No. Those are not the indescribably glorious reasons. Those are obviously glorious reasons but that fact that I described them indicates they do not fall in the "indescribably" category.
The indescribably glorious thing about living in your home while remodeling is the feeling of "I can do this" that overtakes you at the end of everyday, and at the dawn of every morning. The feeling of "I am actually surviving" that you feel when you walk through a haze of thick dust just to get to the shower that night. The feeling of "If this doesn't pass soon, I will lose my mind" that you feel on a gloomy day only to have everything feel right that night when your husband comes home and completes the current phase of your project. And that horrible feeling you get in the midst of a long day when you think it all will never end.
The experience of living in a mess. The experience of eating dust. The experience of bathing your kids twice a day because of the dust cloud in your house. The experience of feeling dirty all the time. The experience of not getting enough sleep and working too hard. The experience of insanity.

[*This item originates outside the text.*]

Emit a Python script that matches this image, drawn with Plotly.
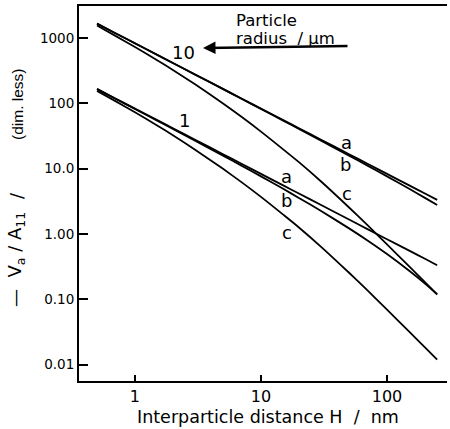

But, the crux of this indescribably glorious reason about remodeling your home while living in it, is the experience of experiencing all of the above and actually thriving in your survival. I see now why people devote their entire blogs to their latest in home house remodel. It's like running a marathon and winning. The new kitchen, the new basement, the bigger floor plan, those are all secondary. The bliss of it all is looking back and saying, "I did it. I did it. I actually did it."